MLX GGUF quantized-tensor out-of-bounds read (proof of concept)

This repository hosts a crafted GGUF model file that triggers an out-of-bounds read in Apple MLX (mlx Python package) when the file is loaded with the standard mlx.core.load() API. The repo is gated; it is a security proof of concept, not a usable model.

Summary

mlx.core.load("x.gguf") parses GGUF tensors through MLX's C++ loader. For quantized tensor types (Q8_0, Q4_0, Q4_1) it calls gguf_load_quantized, which dequantizes the data in extract_q8_0_data / extract_q4_0_data / extract_q4_1_data (mlx/io/gguf_quants.cpp). Those loops iterate over the block count derived from the tensor's file-declared shape and read bytes_per_block (34 for Q8_0) from the memory-mapped file for each block, with no check that the declared shape's data actually fits in the file. A GGUF whose declared quantized dimension is large while the real tensor-data section is tiny makes the loop read far past the end of the mapping.

Affected

mlx 0.31.2 (current latest on PyPI) and current main.
Verified on Linux x86_64 (mlx[cpu]), Python 3.13.

Files

evil.gguf - one Q8_0 tensor declaring dim[0] = 32,000,000 but carrying only 34 data bytes.
baseline.gguf - identical structure with a well-formed single block; loads fine (control).
verify.py - rebuilds both files and loads each in a child process, showing the differential.

Reproduce

pip install "mlx[cpu]"
python verify.py

Expected:

  load baseline.gguf -> exit 0
  load evil.gguf     -> SIGSEGV

Precise attribution (valgrind):

valgrind python -c "import mlx.core as mx; mx.load('evil.gguf')"
# Invalid read of size 16 / of size 2
#   at mlx::core::extract_q8_0_data(...)
#   by mlx::core::gguf_load_quantized(...)
#   by mlx::core::load_arrays(...)
#   by mlx::core::load_gguf(...)

Impact

Loading an untrusted .gguf with mlx.core.load() reads out-of-bounds heap/mmap memory into the dequantized output arrays.
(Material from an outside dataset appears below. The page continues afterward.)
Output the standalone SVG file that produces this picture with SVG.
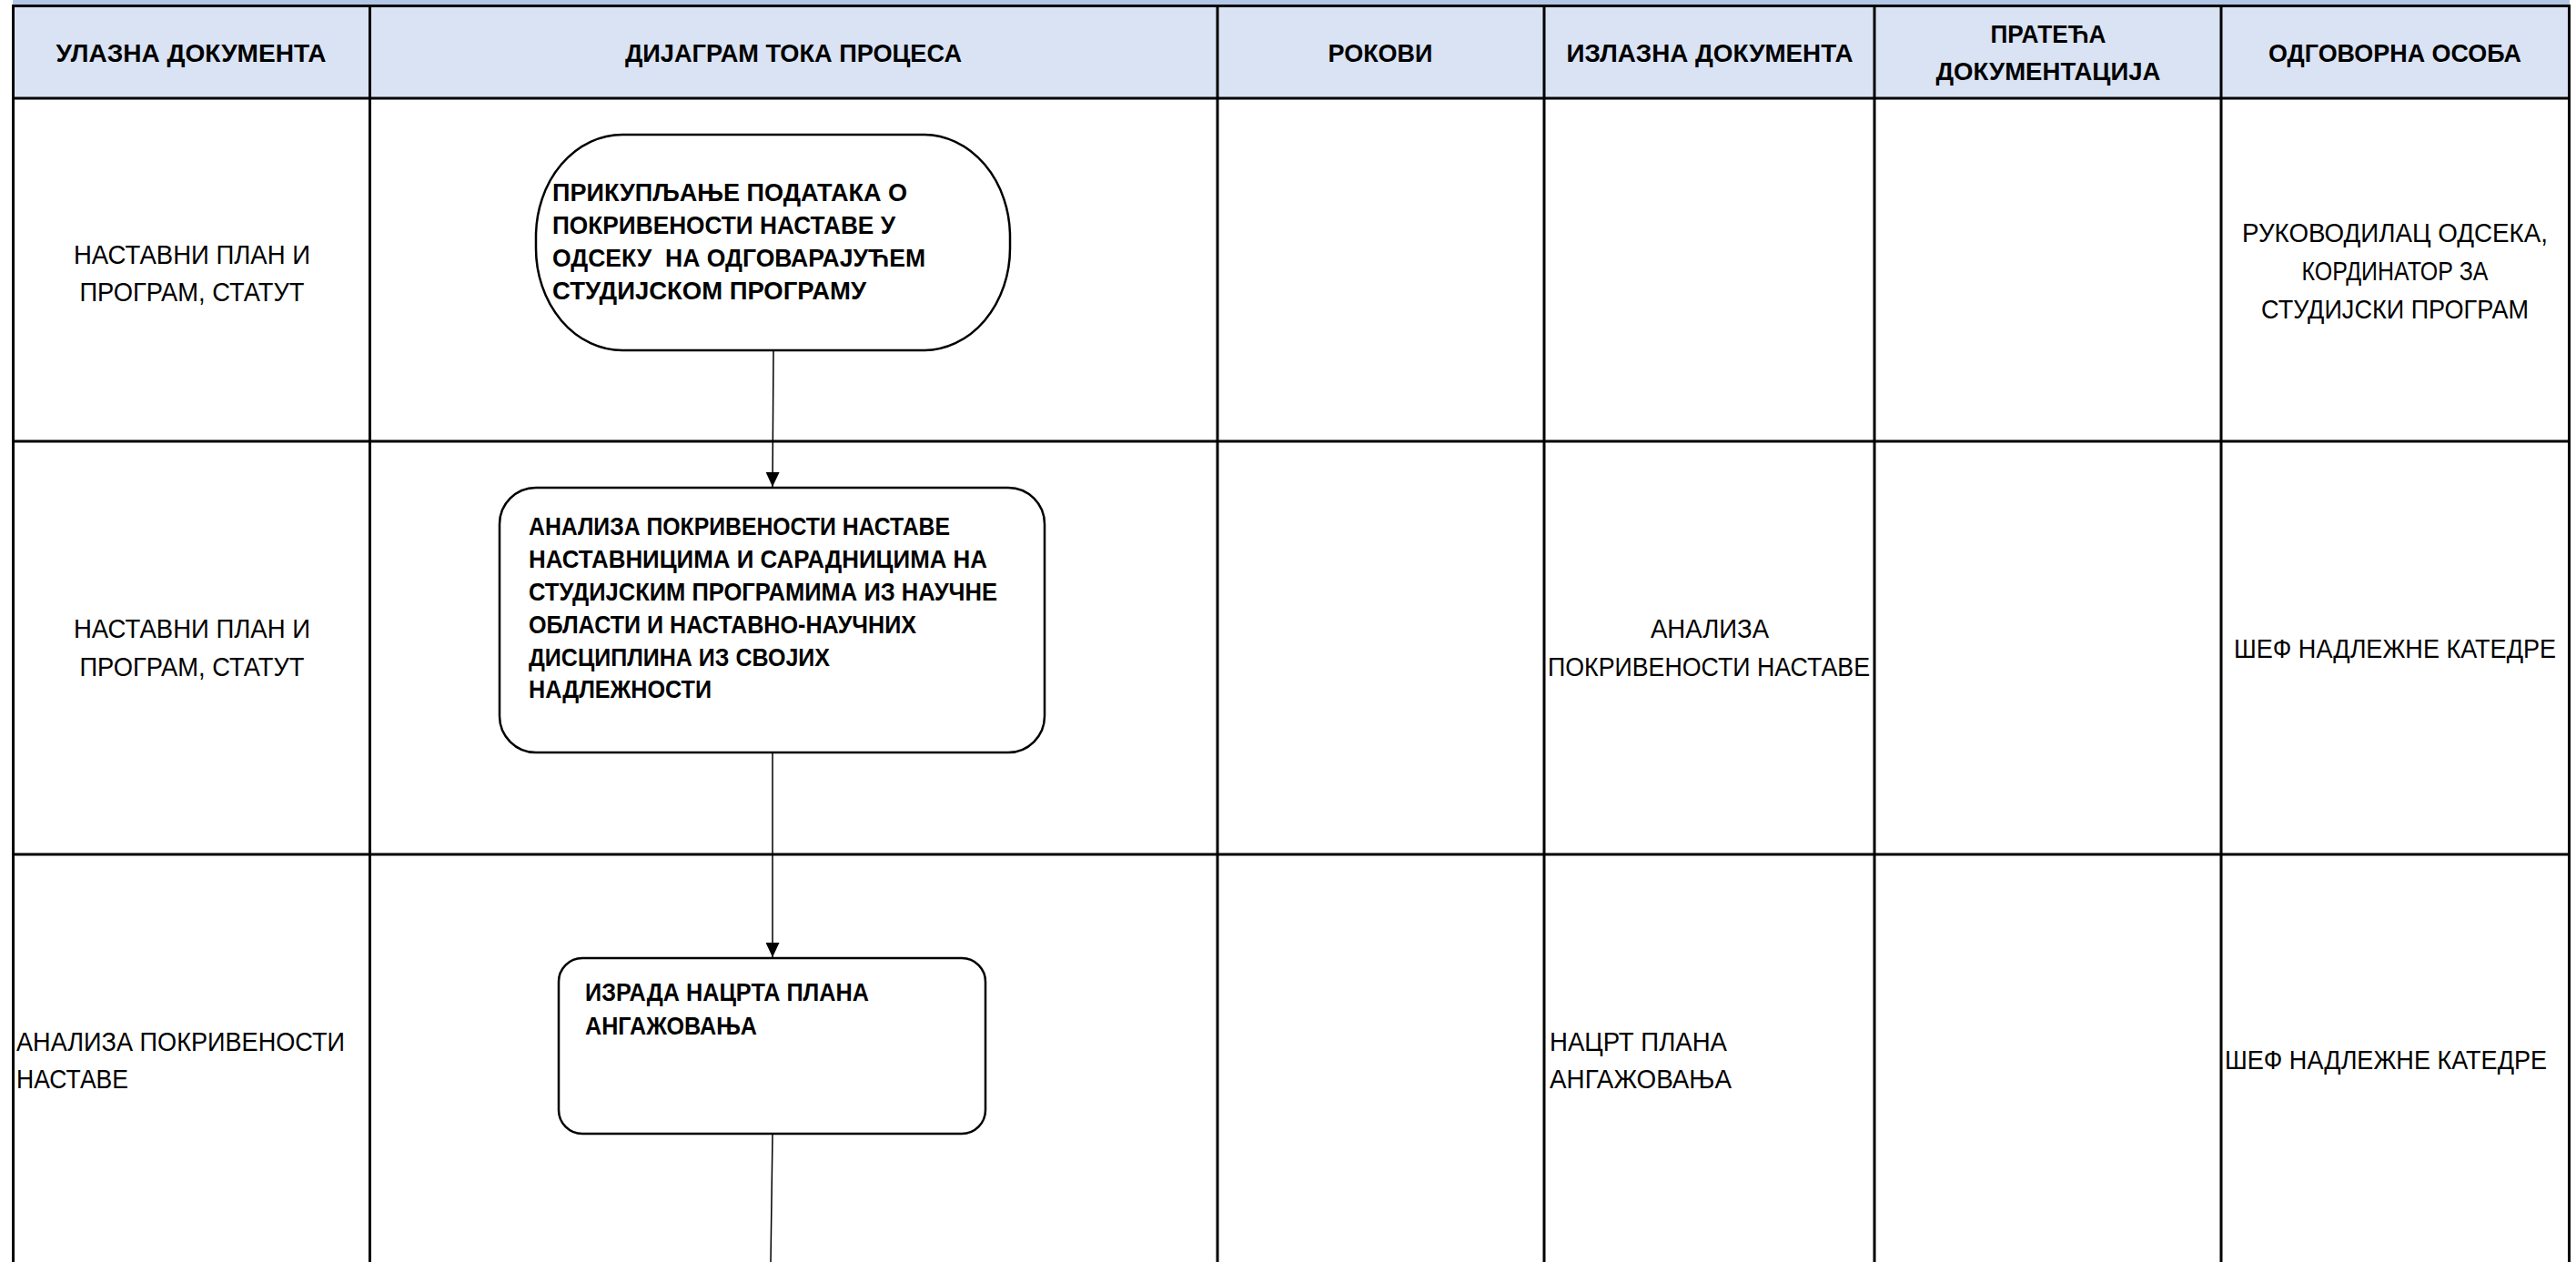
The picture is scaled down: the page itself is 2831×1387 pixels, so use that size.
<svg xmlns="http://www.w3.org/2000/svg" width="2831" height="1387" viewBox="0 0 2831 1387">
<style>
.grid{stroke:#000;stroke-width:3;fill:none}
.hd{font-family:"Liberation Sans",Arial,sans-serif;font-weight:bold;font-size:28px;fill:#000;text-anchor:middle}
.bd{font-family:"Liberation Sans",Arial,sans-serif;font-size:29px;fill:#000}
.c{text-anchor:middle}
.nt{font-family:"Liberation Sans",Arial,sans-serif;font-weight:bold;font-size:27px;fill:#000}
.shape{fill:#fff;stroke:#000;stroke-width:2.5}
.conn{stroke:#000;stroke-width:1.5;fill:none}
</style>
<defs>
<marker id="arr" viewBox="0 0 16 15" refX="16" refY="7.5" markerWidth="16" markerHeight="15" markerUnits="userSpaceOnUse" orient="auto">
<path d="M0,0 L16,7.5 L0,15 Z" fill="#000"/>
</marker>
</defs>
<rect x="0" y="0" width="2831" height="1387" fill="#fff"/>
<g id="header">
<rect x="14" y="0" width="2810" height="6" fill="#b4c7e7"/>
<rect x="14" y="7" width="2810" height="101" fill="#dae3f3"/>
</g>
<g id="grid">
<line class="grid" x1="13" y1="6.5" x2="2825" y2="6.5"/>
<line class="grid" x1="13" y1="108" x2="2825" y2="108"/>
<line class="grid" x1="13" y1="485" x2="2825" y2="485"/>
<line class="grid" x1="13" y1="939" x2="2825" y2="939"/>
<line class="grid" x1="14.5" y1="5" x2="14.5" y2="1387"/>
<line class="grid" x1="406.5" y1="5" x2="406.5" y2="1387"/>
<line class="grid" x1="1338" y1="5" x2="1338" y2="1387"/>
<line class="grid" x1="1697" y1="5" x2="1697" y2="1387"/>
<line class="grid" x1="2060" y1="5" x2="2060" y2="1387"/>
<line class="grid" x1="2441" y1="5" x2="2441" y2="1387"/>
<line class="grid" x1="2823.5" y1="5" x2="2823.5" y2="1387"/>
</g>
<g id="header-labels">
<text class="hd" x="210" y="68" textLength="297" lengthAdjust="spacingAndGlyphs">УЛАЗНА ДОКУМЕНТА</text>
<text class="hd" x="872" y="68" textLength="370" lengthAdjust="spacingAndGlyphs">ДИЈАГРАМ ТОКА ПРОЦЕСА</text>
<text class="hd" x="1517" y="68" textLength="115" lengthAdjust="spacingAndGlyphs">РОКОВИ</text>
<text class="hd" x="1879" y="68" textLength="315" lengthAdjust="spacingAndGlyphs">ИЗЛАЗНА ДОКУМЕНТА</text>
<text class="hd" x="2251" y="47" textLength="127" lengthAdjust="spacingAndGlyphs">ПРАТЕЋА</text>
<text class="hd" x="2251" y="88" textLength="247" lengthAdjust="spacingAndGlyphs">ДОКУМЕНТАЦИЈА</text>
<text class="hd" x="2632" y="68" textLength="278" lengthAdjust="spacingAndGlyphs">ОДГОВОРНА ОСОБА</text>
</g>
<g id="cells">
<text class="bd c" x="211" y="290" textLength="260" lengthAdjust="spacingAndGlyphs">НАСТАВНИ ПЛАН И</text>
<text class="bd c" x="211" y="331" textLength="247" lengthAdjust="spacingAndGlyphs">ПРОГРАМ, СТАТУТ</text>
<text class="bd c" x="2632" y="266" textLength="336" lengthAdjust="spacingAndGlyphs">РУКОВОДИЛАЦ ОДСЕКА,</text>
<text class="bd c" x="2632" y="308" textLength="205" lengthAdjust="spacingAndGlyphs">КОРДИНАТОР ЗА</text>
<text class="bd c" x="2632" y="350" textLength="294" lengthAdjust="spacingAndGlyphs">СТУДИЈСКИ ПРОГРАМ</text>
<text class="bd c" x="211" y="701" textLength="260" lengthAdjust="spacingAndGlyphs">НАСТАВНИ ПЛАН И</text>
<text class="bd c" x="211" y="743" textLength="247" lengthAdjust="spacingAndGlyphs">ПРОГРАМ, СТАТУТ</text>
<text class="bd c" x="1879" y="701" textLength="130" lengthAdjust="spacingAndGlyphs">АНАЛИЗА</text>
<text class="bd c" x="1878" y="743" textLength="354" lengthAdjust="spacingAndGlyphs">ПОКРИВЕНОСТИ НАСТАВЕ</text>
<text class="bd c" x="2632" y="723" textLength="354" lengthAdjust="spacingAndGlyphs">ШЕФ НАДЛЕЖНЕ КАТЕДРЕ</text>
<text class="bd" x="18" y="1155" textLength="361" lengthAdjust="spacingAndGlyphs">АНАЛИЗА ПОКРИВЕНОСТИ</text>
<text class="bd" x="18" y="1196" textLength="123" lengthAdjust="spacingAndGlyphs">НАСТАВЕ</text>
<text class="bd" x="1703" y="1155" textLength="195" lengthAdjust="spacingAndGlyphs">НАЦРТ ПЛАНА</text>
<text class="bd" x="1703" y="1196" textLength="200" lengthAdjust="spacingAndGlyphs">АНГАЖОВАЊА</text>
<text class="bd" x="2445" y="1175" textLength="354" lengthAdjust="spacingAndGlyphs">ШЕФ НАДЛЕЖНЕ КАТЕДРЕ</text>
</g>
<g id="connectors">
<line class="conn" x1="850" y1="386" x2="849" y2="535" marker-end="url(#arr)"/>
<line class="conn" x1="849" y1="828" x2="849" y2="1052" marker-end="url(#arr)"/>
<line class="conn" x1="849" y1="1247" x2="847" y2="1387"/>
</g>
<g id="node1">
<rect class="shape" x="589" y="148" width="521" height="237" rx="95" ry="112"/>
<text class="nt" x="607" y="221" textLength="390" lengthAdjust="spacingAndGlyphs">ПРИКУПЉАЊЕ ПОДАТАКА О</text>
<text class="nt" x="607" y="257" textLength="377" lengthAdjust="spacingAndGlyphs">ПОКРИВЕНОСТИ НАСТАВЕ У</text>
<text class="nt" x="607" y="293" textLength="410" lengthAdjust="spacingAndGlyphs" xml:space="preserve">ОДСЕКУ  НА ОДГОВАРАЈУЋЕМ</text>
<text class="nt" x="607" y="329" textLength="345" lengthAdjust="spacingAndGlyphs">СТУДИЈСКОМ ПРОГРАМУ</text>
</g>
<g id="node2">
<rect class="shape" x="549" y="536" width="599" height="291" rx="40" ry="40"/>
<text class="nt" x="581" y="588" textLength="463" lengthAdjust="spacingAndGlyphs">АНАЛИЗА ПОКРИВЕНОСТИ НАСТАВЕ</text>
<text class="nt" x="581" y="624" textLength="504" lengthAdjust="spacingAndGlyphs">НАСТАВНИЦИМА И САРАДНИЦИМА НА</text>
<text class="nt" x="581" y="660" textLength="515" lengthAdjust="spacingAndGlyphs">СТУДИЈСКИМ ПРОГРАМИМА ИЗ НАУЧНЕ</text>
<text class="nt" x="581" y="696" textLength="426" lengthAdjust="spacingAndGlyphs">ОБЛАСТИ И НАСТАВНО-НАУЧНИХ</text>
<text class="nt" x="581" y="732" textLength="331" lengthAdjust="spacingAndGlyphs">ДИСЦИПЛИНА ИЗ СВОЈИХ</text>
<text class="nt" x="581" y="767" textLength="201" lengthAdjust="spacingAndGlyphs">НАДЛЕЖНОСТИ</text>
</g>
<g id="node3">
<rect class="shape" x="614" y="1053" width="469" height="193" rx="26" ry="26"/>
<text class="nt" x="643" y="1100" textLength="312" lengthAdjust="spacingAndGlyphs">ИЗРАДА НАЦРТА ПЛАНА</text>
<text class="nt" x="643" y="1137" textLength="189" lengthAdjust="spacingAndGlyphs">АНГАЖОВАЊА</text>
</g>
</svg>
A large declared dimension walks off the mapping and crashes the process (denial of service at model-load time); a smaller over-declared dimension reads adjacent heap bytes into caller-visible arrays (information disclosure). No flags or non-default options are required.

Fix

In gguf_load_quantized (or gguf_get_tensor in the vendored gguflib), validate that the tensor's declared element/block count implies a byte size that fits within offset .. file_size before the extractor loops run.